Throughout his career, Baldwin insisted that writers needed literary traditions that enabled them to probe beneath the surface of life and take the full measure of any individual’s joy or grief. Unfortunately, he found that the only traditions available to black writers falsified reality by reducing blacks to abstractions. Preferring psychological complexity to political propaganda, Baldwin clearly rejected the social protest novel as an inadequate literary form.
That in turn led to his harsh rejection of the work of Richard Wright in “Many Thousands Gone,” which has provoked more controversy than any other essay in the book. It is important to realize that Wright was not only the most celebrated black American novelist but also a kind of literary father figure for Baldwin. Wright had encouraged Baldwin, had helped him to win fellowships, and was the inspiration behind Baldwin’s move to Paris. Baldwin’s attack on Wright put a permanent end to their friendship.
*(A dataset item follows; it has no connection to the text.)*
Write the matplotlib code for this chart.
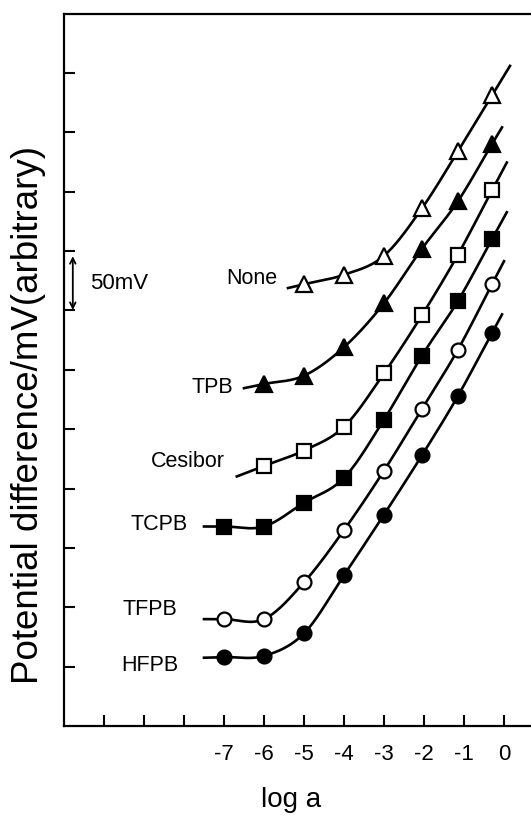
#!/usr/bin/env python3
"""
Potential difference vs log a for membranes with different borate additives
"""
import numpy as np
import matplotlib
matplotlib.use('Agg')
import matplotlib.pyplot as plt

# log a values (the shorter series start further right)
log_a = [-7, -6, -5, -4, -3, -2.05, -1.15, -0.3]

series_names = ['None', 'TPB', 'Cesibor', 'TCPB', 'TFPB', 'HFPB']

# potential difference, mV (arbitrary zero)
none_mv = [372, 380, 396, 436, 484, 531]
tpb_mv = [288, 295, 319, 356, 402, 442, 490]
cesibor_mv = [219, 232, 252, 297, 346, 397, 451]
tcpb_mv = [168, 168, 188, 209, 258, 312, 358, 410]
tfpb_mv = [90, 90, 121, 165, 215, 267, 317, 372]
hfpb_mv = [58, 59, 78, 127, 178, 228, 278, 331]

x_ticks = [-10, -9, -8, -7, -6, -5, -4, -3, -2, -1, 0]
x_tick_labels = ['', '', '', '-7', '-6', '-5', '-4', '-3', '-2', '-1', '0']


def smooth_curve(x, y, lead, tail):
    """Cubic Hermite curve through the points, plus short straight ends"""
    x = np.asarray(x, float)
    y = np.asarray(y, float)
    h = np.diff(x)
    d = np.diff(y) / h
    m = np.empty_like(x)
    m[0], m[-1] = d[0], d[-1]
    for k in range(1, len(x) - 1):
        # three-point slope estimate
        m[k] = (h[k] * d[k - 1] + h[k - 1] * d[k]) / (h[k - 1] + h[k])

    xs = [x[0] - lead]
    ys = [y[0] - m[0] * lead]
    t = np.linspace(0, 1, 40)
    for k in range(len(h)):
        h00 = 2 * t**3 - 3 * t**2 + 1
        h10 = t**3 - 2 * t**2 + t
        h01 = -2 * t**3 + 3 * t**2
        h11 = t**3 - t**2
        xs.extend(x[k] + t * h[k])
        ys.extend(h00 * y[k] + h10 * h[k] * m[k] + h01 * y[k + 1] + h11 * h[k] * m[k + 1])
    xs.append(x[-1] + tail)
    ys.append(y[-1] + m[-1] * tail)
    return xs, ys


def main():
    plt.rcParams['font.family'] = ['Liberation Sans', 'DejaVu Sans']

    fig = plt.figure(figsize=(5.31, 8.25), dpi=100)
    ax = fig.add_axes([64 / 531, 1 - 726 / 825, 1 - 64 / 531, (726 - 13.5) / 825])

    values = [none_mv, tpb_mv, cesibor_mv, tcpb_mv, tfpb_mv, hfpb_mv]
    markers = ['^', '^', 's', 's', 'o', 'o']
    filled = [False, True, False, True, False, True]
    leads = [0.4, 0.5, 0.68, 0.5, 0.5, 0.5]
    tails = [0.45, 0.25, 0.37, 0.37, 0.3, 0.25]
    # label anchor: right edge x, centre y
    label_pos = [(-5.66, 377), (-6.77, 285), (-6.98, 223),
                 (-7.92, 170), (-8.17, 98), (-8.13, 51)]

    for name, vals, mk, fill, lead, tail, (lx, ly) in zip(
            series_names, values, markers, filled, leads, tails, label_pos):
        xv = log_a[-len(vals):]
        cx, cy = smooth_curve(xv, vals, lead, tail)
        ax.plot(cx, cy, color='black', lw=1.9, zorder=2)
        ax.plot(xv, vals, linestyle='none', marker=mk, ms=10 if mk != '^' else 11.5,
                mfc='black' if fill else 'white', mec='black', mew=1.6, zorder=3)
        ax.text(lx, ly, name, ha='right', va='center', fontsize=15.5)

    # 50 mV scale arrow
    ax.annotate('', xy=(-10.78, 348), xytext=(-10.78, 398),
                arrowprops=dict(arrowstyle='<->', color='black', lw=1.3,
                                mutation_scale=10))
    ax.text(-10.35, 373, '50mV', ha='left', va='center', fontsize=16)

    ax.set_xlim(-11, 0.675)
    ax.set_ylim(0, 600)
    ax.set_xticks(x_ticks)
    ax.set_xticklabels(x_tick_labels, fontsize=16)
    ax.set_yticks(np.arange(50, 551, 50))
    ax.set_yticklabels([])
    ax.tick_params(axis='both', direction='in', length=8, width=1.5)
    ax.tick_params(axis='x', pad=13)

    ax.spines['right'].set_visible(False)
    for side in ['left', 'top', 'bottom']:
        ax.spines[side].set_linewidth(1.6)

    fig.text(29 / 531, 1 - 415 / 825, 'Potential difference/mV(arbitrary)',
             rotation=90, ha='center', va='center', fontsize=26.5)
    fig.text(291 / 531, 1 - 800 / 825, 'log a', ha='center', va='center', fontsize=20)

    fig.savefig('out.png', dpi=100, facecolor='white')
    plt.close(fig)


if __name__ == '__main__':
    main()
As he later admitted in several interviews, Baldwin was engaged in a symbolic act of rebellion akin to the psychological process in which the growing child frees himself from his father’s control in order to establish his own identity.
Many critics have complained that Baldwin’s attack on Wright was unfair, and a few have even defended Stowe from the charges leveled in “Everybody’s Protest Novel.” The essays in part 1 are vulnerable as analyses of specific works, but they achieve more validity when regarded as the literary manifestos of a young writer attempting to pinpoint the pitfalls and obstacles blocking the roads of all aspiring black authors. Baldwin warns that a political agenda can undermine the artistic integrity of a literary work and deprive it of psychological complexity. In this respect, Baldwin’s most important insight is that American culture insidiously finds means to avoid or distort the reality of race and racism. Even a work that appears to protest social injustice can be tainted by an underlying “theology” in which “black is the color of damnation.”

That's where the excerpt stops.